Vibrant colours, epic history and folklore, towering temple buildings – and engulfing tranquillity of nature. This is just the tip of the iceberg that keeps me pining for the Naritasan Shinsho-ji temple, not far from Narita Airport.
According to the official website, the Naritasan Shinsho-ji temple has over 1000 years of history. Whilst the buildings themselves were built in the 17 and 1800s, the statue of Fudo Myo-o (wisdom king in English) has a rich folklore that spans well into the 8th and 9th century.
Legend has it that the sculpture was built by the Japanese monk, Kukai, who prayed three times for each line that he carved! During the war of Taira no Masakado in the year 939, the statue was transported to Narita with the great priest Kancho, who performed a “Goma ceremony”, praying for the war to end. The war ended on the very last day of the ceremony, and peace was restored. As the priest prepared to return home to Kyoto, he found that the statue would not move. According to the folklore, the statue magically opened its mouth to speak, advising Kancho to stay in Narita to “save the people there.” The statue has remained enshrined in Narita ever since.
From the train station, I was able to walk to the temple in about ten minutes. I passed local restaurants and street vendors, and was able to watch the chefs working to prepare lunch. The streets themselves were relatively quiet in the morning, making the walk to the temple rather quaint.
Upon reaching the temple, I was greeted with a view of the temple gate. Once you enter the temple complex, there is a shaded station to wash your hands and a few stalls selling toys and snacks.
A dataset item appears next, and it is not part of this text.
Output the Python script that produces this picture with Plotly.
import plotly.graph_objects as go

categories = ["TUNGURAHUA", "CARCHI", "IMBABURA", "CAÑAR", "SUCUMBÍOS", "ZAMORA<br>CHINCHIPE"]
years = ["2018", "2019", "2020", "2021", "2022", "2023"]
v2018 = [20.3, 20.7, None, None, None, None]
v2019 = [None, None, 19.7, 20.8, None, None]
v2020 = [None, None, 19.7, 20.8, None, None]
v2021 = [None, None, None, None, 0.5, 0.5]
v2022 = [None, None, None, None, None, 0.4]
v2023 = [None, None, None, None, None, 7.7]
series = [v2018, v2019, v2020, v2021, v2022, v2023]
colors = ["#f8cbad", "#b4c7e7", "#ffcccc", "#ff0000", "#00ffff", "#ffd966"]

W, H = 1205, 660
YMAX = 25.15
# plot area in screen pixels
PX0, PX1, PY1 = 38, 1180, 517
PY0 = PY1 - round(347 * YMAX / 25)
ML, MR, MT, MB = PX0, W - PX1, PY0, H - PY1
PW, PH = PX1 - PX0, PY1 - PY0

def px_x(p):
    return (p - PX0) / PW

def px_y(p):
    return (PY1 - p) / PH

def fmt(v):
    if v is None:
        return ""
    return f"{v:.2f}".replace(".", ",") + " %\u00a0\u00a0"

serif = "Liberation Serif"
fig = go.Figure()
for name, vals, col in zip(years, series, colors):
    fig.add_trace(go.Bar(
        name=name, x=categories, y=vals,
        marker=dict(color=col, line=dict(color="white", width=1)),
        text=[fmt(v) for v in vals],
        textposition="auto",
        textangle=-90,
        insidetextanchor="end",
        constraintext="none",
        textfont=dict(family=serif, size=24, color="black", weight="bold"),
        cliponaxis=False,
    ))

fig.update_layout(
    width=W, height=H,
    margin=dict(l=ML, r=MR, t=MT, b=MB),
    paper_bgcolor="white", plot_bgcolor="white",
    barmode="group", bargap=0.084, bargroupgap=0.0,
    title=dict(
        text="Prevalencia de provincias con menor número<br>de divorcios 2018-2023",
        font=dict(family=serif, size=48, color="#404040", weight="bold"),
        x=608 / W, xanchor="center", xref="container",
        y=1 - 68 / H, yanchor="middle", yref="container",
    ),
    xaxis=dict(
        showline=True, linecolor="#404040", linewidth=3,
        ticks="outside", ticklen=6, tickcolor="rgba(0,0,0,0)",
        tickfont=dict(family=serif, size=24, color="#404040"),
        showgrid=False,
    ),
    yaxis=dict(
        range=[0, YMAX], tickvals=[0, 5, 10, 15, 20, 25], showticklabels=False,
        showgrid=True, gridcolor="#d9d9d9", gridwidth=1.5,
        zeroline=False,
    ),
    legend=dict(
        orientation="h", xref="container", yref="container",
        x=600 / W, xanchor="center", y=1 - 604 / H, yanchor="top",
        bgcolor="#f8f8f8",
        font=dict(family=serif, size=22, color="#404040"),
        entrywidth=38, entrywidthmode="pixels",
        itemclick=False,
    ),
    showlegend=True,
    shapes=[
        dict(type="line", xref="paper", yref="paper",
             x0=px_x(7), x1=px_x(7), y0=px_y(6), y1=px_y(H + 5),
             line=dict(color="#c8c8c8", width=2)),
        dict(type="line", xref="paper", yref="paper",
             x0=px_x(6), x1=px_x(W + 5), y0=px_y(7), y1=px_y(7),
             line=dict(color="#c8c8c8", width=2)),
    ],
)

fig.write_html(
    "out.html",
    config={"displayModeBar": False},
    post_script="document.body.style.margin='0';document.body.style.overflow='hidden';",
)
As a newcomer to Japan, I was immediately awe-struck by the grandeur of the entrance gates, I hadn’t even passed the temple guardian deities, and already I was humbled by the size and intricacy of the gates themselves. After a few photos, and a chance to wash our hands, we ascended to the main temple area.
As you enter the main area past the stairs, you will find the two towering temple guardians, glaring fiercely at you from inside their mesh wire barrier (probably used to avoid any pesky tourists climbing onto the statues). Inside the temple complex there are various little shrines and temples that are spread out over a large flat area. All of which are brightly coloured and very detailed.
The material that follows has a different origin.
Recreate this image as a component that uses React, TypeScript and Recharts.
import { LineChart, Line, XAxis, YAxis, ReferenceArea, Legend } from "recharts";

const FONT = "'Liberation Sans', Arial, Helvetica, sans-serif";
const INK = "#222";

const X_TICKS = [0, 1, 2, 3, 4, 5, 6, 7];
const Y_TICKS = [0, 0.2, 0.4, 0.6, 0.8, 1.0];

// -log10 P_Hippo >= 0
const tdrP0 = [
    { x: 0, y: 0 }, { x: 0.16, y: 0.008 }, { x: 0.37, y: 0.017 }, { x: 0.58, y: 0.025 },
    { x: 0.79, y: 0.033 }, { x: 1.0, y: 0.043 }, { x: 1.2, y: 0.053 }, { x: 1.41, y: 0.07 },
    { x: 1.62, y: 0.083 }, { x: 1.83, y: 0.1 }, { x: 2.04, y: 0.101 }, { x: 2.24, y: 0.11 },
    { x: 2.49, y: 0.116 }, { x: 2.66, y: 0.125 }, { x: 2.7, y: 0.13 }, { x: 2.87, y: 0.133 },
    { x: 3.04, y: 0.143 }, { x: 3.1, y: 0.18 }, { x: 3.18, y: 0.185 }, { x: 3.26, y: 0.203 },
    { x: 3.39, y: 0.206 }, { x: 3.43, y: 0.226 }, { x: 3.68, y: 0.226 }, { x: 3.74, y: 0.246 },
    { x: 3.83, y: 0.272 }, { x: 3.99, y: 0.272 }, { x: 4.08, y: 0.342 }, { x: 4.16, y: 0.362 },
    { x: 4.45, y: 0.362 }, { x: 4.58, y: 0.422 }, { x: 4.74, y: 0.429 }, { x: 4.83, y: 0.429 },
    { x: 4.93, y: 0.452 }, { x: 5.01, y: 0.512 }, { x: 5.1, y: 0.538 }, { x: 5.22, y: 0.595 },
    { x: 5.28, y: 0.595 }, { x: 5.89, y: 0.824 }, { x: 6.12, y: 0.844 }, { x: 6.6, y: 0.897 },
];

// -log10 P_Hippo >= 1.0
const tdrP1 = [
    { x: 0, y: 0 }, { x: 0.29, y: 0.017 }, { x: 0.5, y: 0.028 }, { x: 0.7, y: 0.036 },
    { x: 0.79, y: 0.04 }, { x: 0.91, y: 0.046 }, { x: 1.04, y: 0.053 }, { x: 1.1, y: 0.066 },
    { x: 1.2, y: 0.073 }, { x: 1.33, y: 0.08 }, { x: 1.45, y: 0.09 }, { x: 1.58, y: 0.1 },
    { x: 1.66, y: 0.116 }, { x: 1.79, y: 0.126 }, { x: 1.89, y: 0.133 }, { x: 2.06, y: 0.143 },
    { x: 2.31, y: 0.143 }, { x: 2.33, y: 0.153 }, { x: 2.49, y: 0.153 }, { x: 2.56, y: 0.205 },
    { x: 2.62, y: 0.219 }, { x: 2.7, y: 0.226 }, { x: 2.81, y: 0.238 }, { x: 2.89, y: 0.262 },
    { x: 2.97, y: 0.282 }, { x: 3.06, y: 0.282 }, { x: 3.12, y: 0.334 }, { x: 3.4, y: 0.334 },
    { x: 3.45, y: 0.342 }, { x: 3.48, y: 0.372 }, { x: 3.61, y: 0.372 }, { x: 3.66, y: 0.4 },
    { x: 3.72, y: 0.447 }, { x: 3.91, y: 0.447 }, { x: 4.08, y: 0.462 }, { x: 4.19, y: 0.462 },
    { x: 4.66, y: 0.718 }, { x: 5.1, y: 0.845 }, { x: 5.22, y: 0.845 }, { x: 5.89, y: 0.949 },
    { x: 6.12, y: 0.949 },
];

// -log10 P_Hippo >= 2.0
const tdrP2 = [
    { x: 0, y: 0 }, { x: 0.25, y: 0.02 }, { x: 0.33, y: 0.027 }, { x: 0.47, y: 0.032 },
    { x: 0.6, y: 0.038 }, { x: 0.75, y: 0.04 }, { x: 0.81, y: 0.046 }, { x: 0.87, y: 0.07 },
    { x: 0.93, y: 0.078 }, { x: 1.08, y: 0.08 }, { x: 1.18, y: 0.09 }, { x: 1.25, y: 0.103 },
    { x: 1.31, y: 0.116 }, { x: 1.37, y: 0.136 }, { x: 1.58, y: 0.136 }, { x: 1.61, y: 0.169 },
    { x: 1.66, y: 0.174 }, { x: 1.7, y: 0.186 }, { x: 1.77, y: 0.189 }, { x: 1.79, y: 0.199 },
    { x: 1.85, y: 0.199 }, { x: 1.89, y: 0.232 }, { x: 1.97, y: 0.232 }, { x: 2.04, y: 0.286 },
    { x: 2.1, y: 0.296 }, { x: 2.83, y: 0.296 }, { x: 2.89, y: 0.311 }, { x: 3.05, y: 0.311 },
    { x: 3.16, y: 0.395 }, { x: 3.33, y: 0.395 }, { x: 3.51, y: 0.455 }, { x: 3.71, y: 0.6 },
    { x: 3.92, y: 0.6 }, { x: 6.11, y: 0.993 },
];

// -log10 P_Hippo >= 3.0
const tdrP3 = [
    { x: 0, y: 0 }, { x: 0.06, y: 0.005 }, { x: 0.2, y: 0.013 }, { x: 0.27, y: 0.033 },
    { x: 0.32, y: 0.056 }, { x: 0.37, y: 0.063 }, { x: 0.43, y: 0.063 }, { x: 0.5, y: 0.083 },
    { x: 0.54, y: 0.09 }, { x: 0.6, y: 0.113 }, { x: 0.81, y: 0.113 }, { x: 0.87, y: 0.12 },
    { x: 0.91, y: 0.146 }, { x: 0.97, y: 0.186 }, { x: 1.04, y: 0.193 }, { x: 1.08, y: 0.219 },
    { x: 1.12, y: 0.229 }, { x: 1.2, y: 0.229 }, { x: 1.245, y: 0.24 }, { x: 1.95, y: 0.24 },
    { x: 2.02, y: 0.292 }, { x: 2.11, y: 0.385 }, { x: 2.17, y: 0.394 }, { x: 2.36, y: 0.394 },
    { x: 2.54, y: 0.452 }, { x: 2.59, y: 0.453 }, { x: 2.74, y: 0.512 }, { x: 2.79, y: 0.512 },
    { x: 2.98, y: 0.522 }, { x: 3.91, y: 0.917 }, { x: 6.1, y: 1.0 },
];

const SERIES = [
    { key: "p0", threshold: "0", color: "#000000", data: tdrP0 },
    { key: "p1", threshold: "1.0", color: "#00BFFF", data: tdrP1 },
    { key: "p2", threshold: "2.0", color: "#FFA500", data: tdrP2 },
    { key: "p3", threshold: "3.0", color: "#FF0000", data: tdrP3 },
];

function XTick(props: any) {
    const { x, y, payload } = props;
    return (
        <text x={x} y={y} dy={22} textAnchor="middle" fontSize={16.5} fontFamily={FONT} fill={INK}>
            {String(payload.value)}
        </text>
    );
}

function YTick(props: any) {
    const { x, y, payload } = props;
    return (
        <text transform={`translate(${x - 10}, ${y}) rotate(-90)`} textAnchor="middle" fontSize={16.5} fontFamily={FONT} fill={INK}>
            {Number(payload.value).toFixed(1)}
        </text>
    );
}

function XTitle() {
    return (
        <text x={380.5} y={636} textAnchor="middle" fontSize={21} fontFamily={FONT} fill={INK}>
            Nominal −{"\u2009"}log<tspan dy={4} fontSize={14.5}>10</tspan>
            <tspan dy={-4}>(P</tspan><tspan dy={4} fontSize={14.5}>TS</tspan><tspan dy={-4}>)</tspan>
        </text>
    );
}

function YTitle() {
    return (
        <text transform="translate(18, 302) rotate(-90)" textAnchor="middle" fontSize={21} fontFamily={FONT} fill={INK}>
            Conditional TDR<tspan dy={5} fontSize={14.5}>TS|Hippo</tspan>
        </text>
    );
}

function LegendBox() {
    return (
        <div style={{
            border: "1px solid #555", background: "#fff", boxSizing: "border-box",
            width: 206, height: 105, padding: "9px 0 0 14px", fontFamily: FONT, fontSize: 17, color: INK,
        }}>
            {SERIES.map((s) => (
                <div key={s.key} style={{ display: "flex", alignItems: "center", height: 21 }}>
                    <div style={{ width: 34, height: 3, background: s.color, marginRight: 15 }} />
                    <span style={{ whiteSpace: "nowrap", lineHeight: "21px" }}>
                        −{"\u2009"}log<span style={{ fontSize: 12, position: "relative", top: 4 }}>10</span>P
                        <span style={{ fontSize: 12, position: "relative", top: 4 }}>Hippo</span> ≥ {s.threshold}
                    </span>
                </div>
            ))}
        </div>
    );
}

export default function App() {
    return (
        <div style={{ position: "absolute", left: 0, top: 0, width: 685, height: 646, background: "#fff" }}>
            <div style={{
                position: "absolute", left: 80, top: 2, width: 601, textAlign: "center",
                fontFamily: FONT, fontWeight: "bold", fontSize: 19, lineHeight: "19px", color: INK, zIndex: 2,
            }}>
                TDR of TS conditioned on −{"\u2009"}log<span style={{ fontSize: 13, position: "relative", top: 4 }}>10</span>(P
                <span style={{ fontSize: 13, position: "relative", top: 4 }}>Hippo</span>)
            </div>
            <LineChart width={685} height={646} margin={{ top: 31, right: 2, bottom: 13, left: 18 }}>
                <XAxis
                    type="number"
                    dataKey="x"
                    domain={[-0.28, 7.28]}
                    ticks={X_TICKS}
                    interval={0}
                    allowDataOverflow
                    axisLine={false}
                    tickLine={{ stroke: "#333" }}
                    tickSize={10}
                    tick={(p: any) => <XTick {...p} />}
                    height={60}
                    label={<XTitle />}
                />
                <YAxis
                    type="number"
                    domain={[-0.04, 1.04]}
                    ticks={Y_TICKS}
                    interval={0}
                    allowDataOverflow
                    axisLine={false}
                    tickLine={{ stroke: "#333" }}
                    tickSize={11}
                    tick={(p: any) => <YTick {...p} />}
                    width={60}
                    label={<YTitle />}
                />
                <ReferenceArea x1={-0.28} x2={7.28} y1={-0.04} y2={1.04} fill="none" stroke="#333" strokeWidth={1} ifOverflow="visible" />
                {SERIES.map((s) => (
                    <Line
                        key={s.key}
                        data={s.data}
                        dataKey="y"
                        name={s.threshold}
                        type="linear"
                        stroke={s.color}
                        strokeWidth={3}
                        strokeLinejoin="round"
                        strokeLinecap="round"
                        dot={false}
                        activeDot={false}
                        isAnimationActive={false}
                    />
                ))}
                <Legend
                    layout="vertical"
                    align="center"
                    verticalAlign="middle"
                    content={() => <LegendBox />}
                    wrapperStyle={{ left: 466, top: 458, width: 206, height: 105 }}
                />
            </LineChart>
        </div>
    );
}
The main temple for this area is a white and mahogany building,complementing the gates you entered from. Whilst you can’t enter the smaller shrines, they are left open to look into without any glass barriers hindering your view.
The image above shows Issaikyozo (All Scriptures House). Erected in 1722, this revolving book case houses ancient Buddhist scriptures. According to one source, if you turn the bookcase around, the scriptural knowledge will be magically transferred to you.
If you walk past the smaller shrines, over to the main temple, there is a path that will lead you on a nature walk. However, this is no hike in the woods. A rather rustic path leads you through a small forest, past a stream, to a small waterfall area.
As you can see, the stepping stones and shallow water made this area perfect for exploring. To the left of this image, I managed to find a small enclosed area (within the rocks) with a small idol inside. Such areas left much to the imagination: who was this idol? Why was he placed there of all places? Was this area used for other purposes?
Whilst Narita is considered “a tourist hot spot”, This particular nature walk was quiet and serene. I could barely hear any traffic or general tourist movement whilst walking along the path. There was a river area nearing the end of this path, with LOTS of koi that are not afraid to swim in shallow waters, or up to your hands (if you’re brave enough to hover your fingers above the water!)
- Top Tip 1:
Visit in the morning! the walk prepares you for a nice lunch in the cafes later, and I’m quite sure the tranquillity of the walk was partly due to most of the tourists/locals having a lie in!
- Top tip 2:
Take some drinking water. If you visit between March and September (barring the monsoon season), the heat does get quite powerful towards Midday. The nature walk is not long at all, but I still found myself a little dehydrated by the end of the walk.
Past the koi river, I came to a clearing where the Naritasan statue was encased in large, beautifully decorated temple. The building I could see through the branches above, what I did not expect was the immaculately preened lawn and flowerbeds below the temple itself!
The temple itself contains a museum on the ground floor. The exhibits were beautiful, however the text boxes explaining them were predominantly written in Japanese. If you follow the museum to the back of the building, there’s a staircase and a place to put your shoes before you ascend to the temple itself (strict no shoes policy for this temple).
From the stairs you enter the temple behind the Naritasan statue. The walls appear to be hand painted scenes of natural beauty, and people too. It’s easy to get a little carried away gawking at the walls as well as the idols; the attention to detail, down to the smallest petal, contain two or three different colour and strokes. I have not yet found an image of the wall paintings within this particular temple online to date. Again, the lack of people in the morning added to the tranquillity of the area (meaning that there was more time to really walk around without getting in anyone’s way).
I would recommend visiting this temple during the spring/summer months. If you’re looking for a real epitome of Japanese history, folklore, and architecture, this is definitely the place to be!